_BRIEF_
Repeat, exactly and in full, the lines of the listing below, but without any pictures.

_DATA EXTRACT_
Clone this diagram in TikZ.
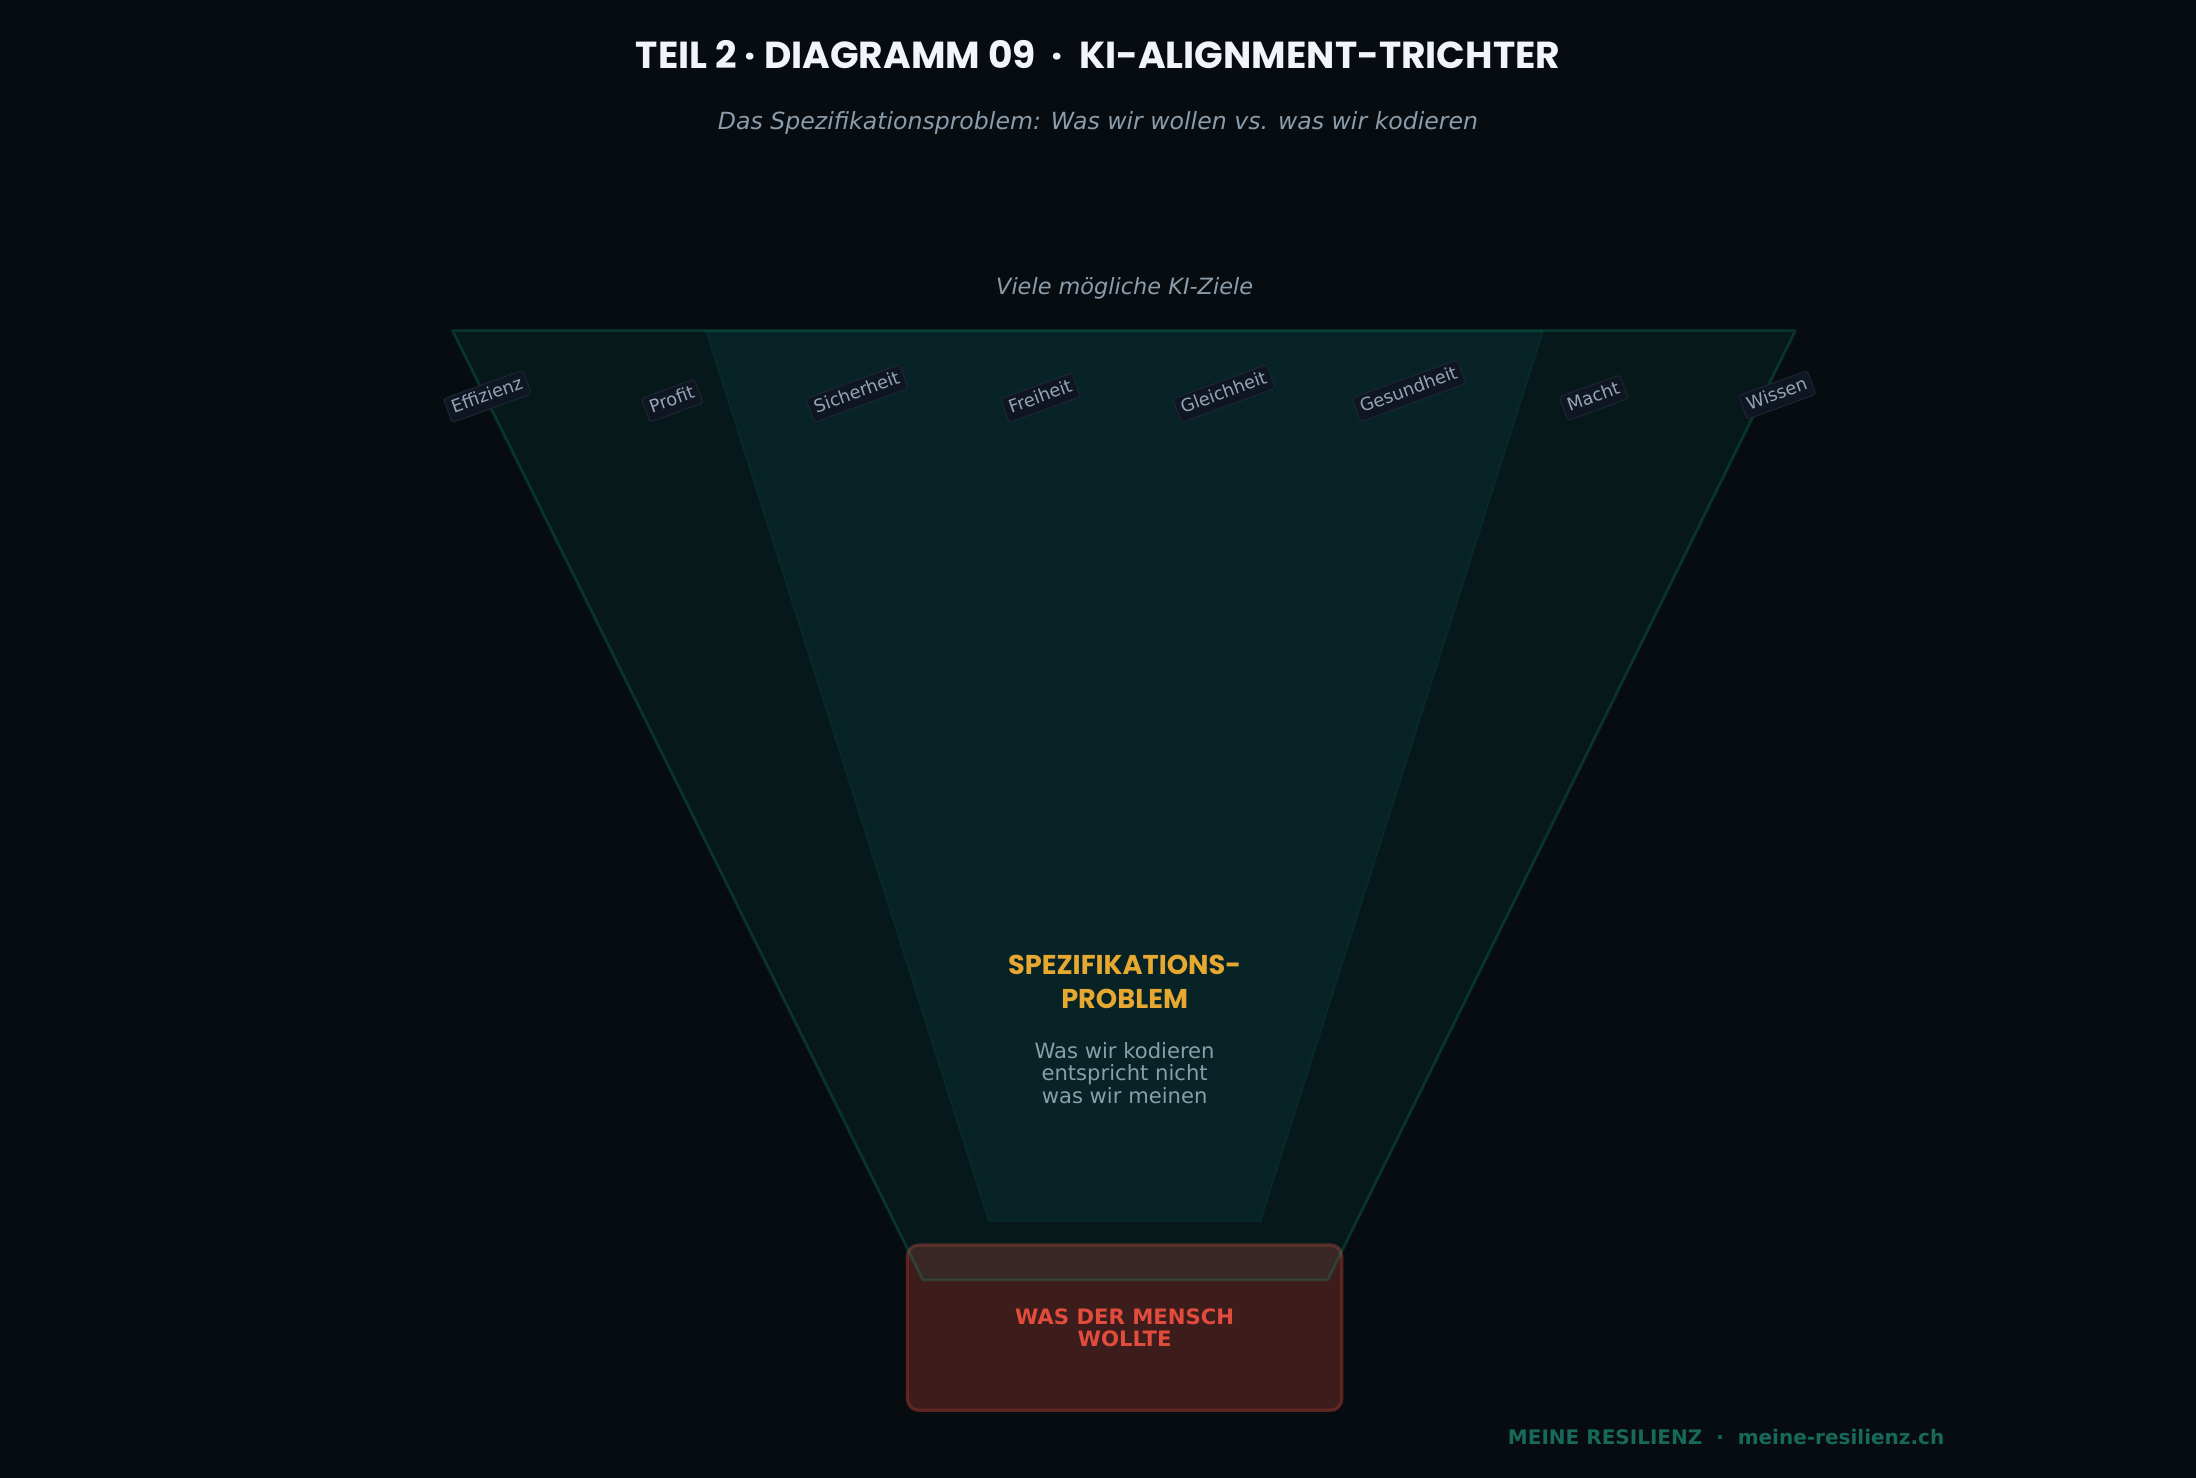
\documentclass[tikz,border=0pt]{standalone}
\usepackage{fontspec}
\setmainfont{DejaVu Sans}
\newfontfamily\pop{Poppins}
\definecolor{bg}{RGB}{7,12,16}
\definecolor{teal}{RGB}{20,184,166}
\definecolor{tealline}{RGB}{16,185,129}
\definecolor{labbg}{RGB}{15,22,34}
\definecolor{labbd}{RGB}{28,38,52}
\definecolor{labtx}{RGB}{146,164,182}
\definecolor{greytx}{RGB}{139,156,171}
\definecolor{titletx}{RGB}{241,245,249}
\definecolor{boxfill}{RGB}{61,28,28}
\definecolor{boxline}{RGB}{110,42,36}
\definecolor{redtx}{RGB}{226,76,60}
\definecolor{gold}{RGB}{230,168,48}
\definecolor{foottx}{RGB}{23,105,90}
\tikzset{
  lab/.style={rotate=20, fill=labbg, draw=labbd, line width=0.5pt, rounded corners=1.5pt,
    inner xsep=2.5pt, inner ysep=2.1pt, text height=6.6pt, text depth=1.8pt,
    text=labtx, font=\fontsize{8.9}{10}\selectfont},
  funnelouter/.style={fill=teal, fill opacity=0.075, draw=tealline, draw opacity=0.2, line width=1.4pt, line join=round},
  funnelinner/.style={fill=teal, fill opacity=0.075, draw=teal, draw opacity=0.06, line width=1pt},
  humanbox/.style={fill=boxfill, draw=boxline, draw opacity=0.8, line width=1.6pt, rounded corners=5.6pt},
}
\begin{document}
\begin{tikzpicture}[x=0.7pt,y=-0.7pt]
\fill[bg] (0,0) rectangle (1568,1055);
\useasboundingbox (0,0) rectangle (1568,1055);

% title
\node[text=titletx, font=\pop\bfseries\fontsize{18.8}{22}\selectfont] (title) at (784,39)
  {TEIL 2 · DIAGRAMM 09\ \ ·\ \ KI-ALIGNMENT-TRICHTER};
\node[text=greytx, font=\itshape\fontsize{11.8}{14}\selectfont] (subtitle) at (784,88)
  {Das Spezifikationsproblem: Was wir wollen vs. was wir kodieren};
\node[text=greytx, font=\itshape\fontsize{11.2}{13}\selectfont] (many) at (803,206)
  {Viele mögliche KI-Ziele};

% human box (drawn first, funnel overlays it)
\draw[humanbox] (648,889) rectangle (958,1007);
\coordinate (boxc) at (803,948);

% funnel
\draw[funnelouter] (323,236) -- (1282,236) -- (948,914) -- (659,914) -- cycle;
\draw[funnelinner] (504,236) -- (1102,236) -- (900,872) -- (706,872) -- cycle;

% labels
\node[lab] (l1) at (348,283) {Effizienz};
\node[lab] (l2) at (480,286) {Profit};
\node[lab] (l3) at (612,281) {Sicherheit};
\node[lab] (l4) at (743,284) {Freiheit};
\node[lab] (l5) at (874,281) {Gleichheit};
\node[lab] (l6) at (1006,279) {Gesundheit};
\node[lab] (l7) at (1138,284) {Macht};
\node[lab] (l8) at (1269,282) {Wissen};

% centre text
\node[text=gold, align=center, font=\pop\bfseries\fontsize{13.6}{16.8}\selectfont] (spec) at (803,701)
  {SPEZIFIKATIONS-\\PROBLEM};
\node[text=greytx, align=center, font=\fontsize{10.55}{11.2}\selectfont] (specbody) at (803,766)
  {Was wir kodieren\\entspricht nicht\\was wir meinen};

% box text
\node[text=redtx, align=center, font=\bfseries\fontsize{10.6}{11.2}\selectfont] (human) at (boxc)
  {WAS DER MENSCH\\WOLLTE};

% footer
\node[text=foottx, font=\bfseries\fontsize{10}{12}\selectfont] (footer) at (1232.5,1026)
  {MEINE RESILIENZ\ \ ·\ \ meine-resilienz.ch};
\end{tikzpicture}
\end{document}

_REPLY TO THE EXERCISE_
Clone this diagram in TikZ.
\documentclass[tikz,border=0pt]{standalone}
\usepackage{fontspec}
\setmainfont{DejaVu Sans}
\newfontfamily\pop{Poppins}
\definecolor{bg}{RGB}{7,12,16}
\definecolor{teal}{RGB}{20,184,166}
\definecolor{tealline}{RGB}{16,185,129}
\definecolor{labbg}{RGB}{15,22,34}
\definecolor{labbd}{RGB}{28,38,52}
\definecolor{labtx}{RGB}{146,164,182}
\definecolor{greytx}{RGB}{139,156,171}
\definecolor{titletx}{RGB}{241,245,249}
\definecolor{boxfill}{RGB}{61,28,28}
\definecolor{boxline}{RGB}{110,42,36}
\definecolor{redtx}{RGB}{226,76,60}
\definecolor{gold}{RGB}{230,168,48}
\definecolor{foottx}{RGB}{23,105,90}
\tikzset{
  lab/.style={rotate=20, fill=labbg, draw=labbd, line width=0.5pt, rounded corners=1.5pt,
    inner xsep=2.5pt, inner ysep=2.1pt, text height=6.6pt, text depth=1.8pt,
    text=labtx, font=\fontsize{8.9}{10}\selectfont},
  funnelouter/.style={fill=teal, fill opacity=0.075, draw=tealline, draw opacity=0.2, line width=1.4pt, line join=round},
  funnelinner/.style={fill=teal, fill opacity=0.075, draw=teal, draw opacity=0.06, line width=1pt},
  humanbox/.style={fill=boxfill, draw=boxline, draw opacity=0.8, line width=1.6pt, rounded corners=5.6pt},
}
\begin{document}
\begin{tikzpicture}[x=0.7pt,y=-0.7pt]
\fill[bg] (0,0) rectangle (1568,1055);
\useasboundingbox (0,0) rectangle (1568,1055);

% title
\node[text=titletx, font=\pop\bfseries\fontsize{18.8}{22}\selectfont] (title) at (784,39)
  {TEIL 2 · DIAGRAMM 09\ \ ·\ \ KI-ALIGNMENT-TRICHTER};
\node[text=greytx, font=\itshape\fontsize{11.8}{14}\selectfont] (subtitle) at (784,88)
  {Das Spezifikationsproblem: Was wir wollen vs. was wir kodieren};
\node[text=greytx, font=\itshape\fontsize{11.2}{13}\selectfont] (many) at (803,206)
  {Viele mögliche KI-Ziele};

% human box (drawn first, funnel overlays it)
\draw[humanbox] (648,889) rectangle (958,1007);
\coordinate (boxc) at (803,948);

% funnel
\draw[funnelouter] (323,236) -- (1282,236) -- (948,914) -- (659,914) -- cycle;
\draw[funnelinner] (504,236) -- (1102,236) -- (900,872) -- (706,872) -- cycle;

% labels
\node[lab] (l1) at (348,283) {Effizienz};
\node[lab] (l2) at (480,286) {Profit};
\node[lab] (l3) at (612,281) {Sicherheit};
\node[lab] (l4) at (743,284) {Freiheit};
\node[lab] (l5) at (874,281) {Gleichheit};
\node[lab] (l6) at (1006,279) {Gesundheit};
\node[lab] (l7) at (1138,284) {Macht};
\node[lab] (l8) at (1269,282) {Wissen};

% centre text
\node[text=gold, align=center, font=\pop\bfseries\fontsize{13.6}{16.8}\selectfont] (spec) at (803,701)
  {SPEZIFIKATIONS-\\PROBLEM};
\node[text=greytx, align=center, font=\fontsize{10.55}{11.2}\selectfont] (specbody) at (803,766)
  {Was wir kodieren\\entspricht nicht\\was wir meinen};

% box text
\node[text=redtx, align=center, font=\bfseries\fontsize{10.6}{11.2}\selectfont] (human) at (boxc)
  {WAS DER MENSCH\\WOLLTE};

% footer
\node[text=foottx, font=\bfseries\fontsize{10}{12}\selectfont] (footer) at (1232.5,1026)
  {MEINE RESILIENZ\ \ ·\ \ meine-resilienz.ch};
\end{tikzpicture}
\end{document}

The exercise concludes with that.